YOUR OBJECTIVE:
Work through the data below and give the number of lines holding "this", nothing more.

ITEMS:
────────────────
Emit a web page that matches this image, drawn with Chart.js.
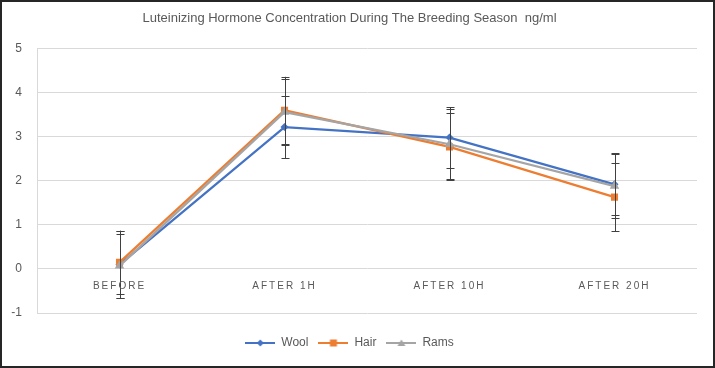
────────────────
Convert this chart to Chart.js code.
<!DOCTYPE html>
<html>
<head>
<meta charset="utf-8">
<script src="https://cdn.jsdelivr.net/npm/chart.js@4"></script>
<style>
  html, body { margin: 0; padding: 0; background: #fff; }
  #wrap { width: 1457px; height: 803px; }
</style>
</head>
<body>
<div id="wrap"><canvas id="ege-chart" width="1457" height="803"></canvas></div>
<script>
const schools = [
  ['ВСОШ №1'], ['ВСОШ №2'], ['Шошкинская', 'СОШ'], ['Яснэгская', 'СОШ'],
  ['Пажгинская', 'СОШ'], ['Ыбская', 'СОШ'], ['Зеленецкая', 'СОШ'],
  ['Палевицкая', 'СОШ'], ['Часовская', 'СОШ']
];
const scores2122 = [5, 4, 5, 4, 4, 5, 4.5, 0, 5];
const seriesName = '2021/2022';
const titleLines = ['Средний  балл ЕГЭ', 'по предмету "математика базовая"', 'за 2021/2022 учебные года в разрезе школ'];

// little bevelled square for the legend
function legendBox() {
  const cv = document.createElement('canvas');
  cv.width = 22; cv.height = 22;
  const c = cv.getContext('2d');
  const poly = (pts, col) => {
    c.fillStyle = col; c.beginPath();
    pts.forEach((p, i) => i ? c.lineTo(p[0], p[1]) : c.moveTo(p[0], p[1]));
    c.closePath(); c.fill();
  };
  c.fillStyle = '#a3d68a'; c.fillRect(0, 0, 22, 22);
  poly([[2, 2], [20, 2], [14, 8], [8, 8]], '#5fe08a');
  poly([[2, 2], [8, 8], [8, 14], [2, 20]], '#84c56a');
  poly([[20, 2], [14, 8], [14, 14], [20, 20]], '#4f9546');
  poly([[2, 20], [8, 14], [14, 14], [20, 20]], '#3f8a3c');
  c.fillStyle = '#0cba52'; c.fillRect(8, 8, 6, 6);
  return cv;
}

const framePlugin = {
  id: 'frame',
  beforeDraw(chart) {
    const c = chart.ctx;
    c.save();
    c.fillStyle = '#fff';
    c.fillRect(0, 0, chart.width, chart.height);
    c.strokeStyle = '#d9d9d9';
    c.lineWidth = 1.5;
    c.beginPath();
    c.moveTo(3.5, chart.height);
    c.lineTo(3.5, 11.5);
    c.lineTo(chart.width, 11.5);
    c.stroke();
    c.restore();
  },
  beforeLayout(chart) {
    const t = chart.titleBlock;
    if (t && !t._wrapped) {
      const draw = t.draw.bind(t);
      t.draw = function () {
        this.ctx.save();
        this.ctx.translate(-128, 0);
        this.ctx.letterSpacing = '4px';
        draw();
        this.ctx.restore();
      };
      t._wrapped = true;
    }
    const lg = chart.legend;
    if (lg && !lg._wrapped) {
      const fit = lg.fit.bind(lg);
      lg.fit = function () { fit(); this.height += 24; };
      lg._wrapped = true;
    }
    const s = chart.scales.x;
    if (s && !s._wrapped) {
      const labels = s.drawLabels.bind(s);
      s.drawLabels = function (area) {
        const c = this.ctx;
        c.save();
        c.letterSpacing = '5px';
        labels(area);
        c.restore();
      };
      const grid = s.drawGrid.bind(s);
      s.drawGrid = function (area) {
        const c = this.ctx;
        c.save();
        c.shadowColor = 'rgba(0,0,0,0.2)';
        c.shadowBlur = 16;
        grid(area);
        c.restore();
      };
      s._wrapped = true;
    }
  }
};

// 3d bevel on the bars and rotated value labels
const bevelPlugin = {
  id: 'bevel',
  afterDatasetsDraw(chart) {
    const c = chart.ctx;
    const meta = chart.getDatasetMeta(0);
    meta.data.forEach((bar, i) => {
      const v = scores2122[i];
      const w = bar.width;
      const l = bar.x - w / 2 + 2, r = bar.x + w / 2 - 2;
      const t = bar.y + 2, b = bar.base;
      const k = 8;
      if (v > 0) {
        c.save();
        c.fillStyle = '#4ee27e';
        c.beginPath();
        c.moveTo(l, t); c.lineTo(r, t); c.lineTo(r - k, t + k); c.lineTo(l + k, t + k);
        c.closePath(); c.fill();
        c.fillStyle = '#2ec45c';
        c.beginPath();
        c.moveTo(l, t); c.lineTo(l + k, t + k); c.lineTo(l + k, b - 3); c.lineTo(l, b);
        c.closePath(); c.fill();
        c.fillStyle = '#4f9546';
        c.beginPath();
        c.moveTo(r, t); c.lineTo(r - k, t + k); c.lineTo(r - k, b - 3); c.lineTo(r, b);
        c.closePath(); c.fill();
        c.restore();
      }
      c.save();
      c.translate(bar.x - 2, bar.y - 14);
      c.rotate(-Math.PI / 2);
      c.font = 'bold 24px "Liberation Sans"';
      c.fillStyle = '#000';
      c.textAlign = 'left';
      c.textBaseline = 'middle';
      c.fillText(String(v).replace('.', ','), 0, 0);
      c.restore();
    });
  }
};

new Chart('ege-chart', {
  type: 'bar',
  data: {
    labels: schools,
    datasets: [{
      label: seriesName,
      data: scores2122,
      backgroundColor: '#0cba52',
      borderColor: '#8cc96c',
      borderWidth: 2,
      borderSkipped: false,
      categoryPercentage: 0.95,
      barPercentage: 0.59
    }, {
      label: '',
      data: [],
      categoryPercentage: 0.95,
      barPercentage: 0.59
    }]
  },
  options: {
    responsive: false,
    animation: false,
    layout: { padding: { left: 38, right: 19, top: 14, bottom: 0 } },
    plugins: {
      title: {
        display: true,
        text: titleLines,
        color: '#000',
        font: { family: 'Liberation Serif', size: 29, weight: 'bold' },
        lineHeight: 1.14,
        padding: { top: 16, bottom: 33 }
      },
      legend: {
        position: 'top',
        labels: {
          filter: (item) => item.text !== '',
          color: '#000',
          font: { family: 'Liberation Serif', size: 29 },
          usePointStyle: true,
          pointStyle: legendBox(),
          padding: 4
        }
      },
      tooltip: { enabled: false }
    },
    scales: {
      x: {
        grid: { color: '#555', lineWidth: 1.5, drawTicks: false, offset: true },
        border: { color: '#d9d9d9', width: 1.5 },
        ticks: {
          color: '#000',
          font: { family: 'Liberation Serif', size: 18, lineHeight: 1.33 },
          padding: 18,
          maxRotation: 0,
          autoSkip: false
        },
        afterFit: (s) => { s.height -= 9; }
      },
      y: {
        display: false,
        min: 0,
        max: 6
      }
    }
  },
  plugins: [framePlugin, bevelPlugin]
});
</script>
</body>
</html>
────────────────
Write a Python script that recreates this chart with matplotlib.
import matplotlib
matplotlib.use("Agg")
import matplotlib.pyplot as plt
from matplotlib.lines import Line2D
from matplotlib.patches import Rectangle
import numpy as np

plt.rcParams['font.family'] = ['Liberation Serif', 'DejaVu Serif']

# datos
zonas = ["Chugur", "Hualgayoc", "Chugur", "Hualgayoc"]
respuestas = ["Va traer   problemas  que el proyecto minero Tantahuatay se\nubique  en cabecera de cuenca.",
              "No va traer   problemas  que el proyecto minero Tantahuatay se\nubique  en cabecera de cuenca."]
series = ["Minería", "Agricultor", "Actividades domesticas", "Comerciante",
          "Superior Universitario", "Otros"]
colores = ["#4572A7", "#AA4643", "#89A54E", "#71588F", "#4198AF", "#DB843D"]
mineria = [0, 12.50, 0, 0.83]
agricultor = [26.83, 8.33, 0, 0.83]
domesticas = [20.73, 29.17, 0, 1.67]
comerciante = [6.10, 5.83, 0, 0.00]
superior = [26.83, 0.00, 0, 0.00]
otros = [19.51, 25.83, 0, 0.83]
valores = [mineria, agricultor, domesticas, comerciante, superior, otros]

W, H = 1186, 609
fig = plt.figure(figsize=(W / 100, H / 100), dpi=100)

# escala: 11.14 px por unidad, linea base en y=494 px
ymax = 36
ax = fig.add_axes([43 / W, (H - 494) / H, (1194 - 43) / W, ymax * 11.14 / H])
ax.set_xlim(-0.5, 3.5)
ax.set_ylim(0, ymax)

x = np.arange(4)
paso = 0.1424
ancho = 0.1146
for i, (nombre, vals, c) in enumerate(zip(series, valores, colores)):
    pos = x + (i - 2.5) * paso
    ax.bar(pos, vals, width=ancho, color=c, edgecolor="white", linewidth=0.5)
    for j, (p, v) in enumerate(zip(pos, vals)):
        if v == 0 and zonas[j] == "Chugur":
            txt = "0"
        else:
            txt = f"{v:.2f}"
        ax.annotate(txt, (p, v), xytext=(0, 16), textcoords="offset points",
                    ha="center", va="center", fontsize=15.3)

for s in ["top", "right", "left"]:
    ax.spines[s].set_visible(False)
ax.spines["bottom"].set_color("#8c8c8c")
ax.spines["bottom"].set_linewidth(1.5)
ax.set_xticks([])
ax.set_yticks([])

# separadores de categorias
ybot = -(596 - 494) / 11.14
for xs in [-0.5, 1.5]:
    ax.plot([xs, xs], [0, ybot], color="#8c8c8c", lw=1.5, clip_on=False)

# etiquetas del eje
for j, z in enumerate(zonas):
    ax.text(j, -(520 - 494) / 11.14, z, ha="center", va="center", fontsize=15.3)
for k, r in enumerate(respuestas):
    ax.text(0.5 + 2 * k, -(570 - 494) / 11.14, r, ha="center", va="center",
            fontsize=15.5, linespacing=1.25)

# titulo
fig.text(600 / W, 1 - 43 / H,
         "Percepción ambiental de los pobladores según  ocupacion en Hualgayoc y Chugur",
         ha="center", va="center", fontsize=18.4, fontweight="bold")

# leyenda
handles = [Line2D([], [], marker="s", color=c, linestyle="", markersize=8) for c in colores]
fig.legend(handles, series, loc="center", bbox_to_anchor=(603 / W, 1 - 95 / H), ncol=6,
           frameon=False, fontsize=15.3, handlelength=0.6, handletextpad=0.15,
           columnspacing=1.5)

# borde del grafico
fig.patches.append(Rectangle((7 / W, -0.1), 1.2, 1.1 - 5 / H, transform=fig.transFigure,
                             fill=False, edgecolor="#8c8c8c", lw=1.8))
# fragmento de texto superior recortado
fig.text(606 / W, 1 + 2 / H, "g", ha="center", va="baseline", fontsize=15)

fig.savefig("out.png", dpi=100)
────────────────
EXPECTED ANSWER:
10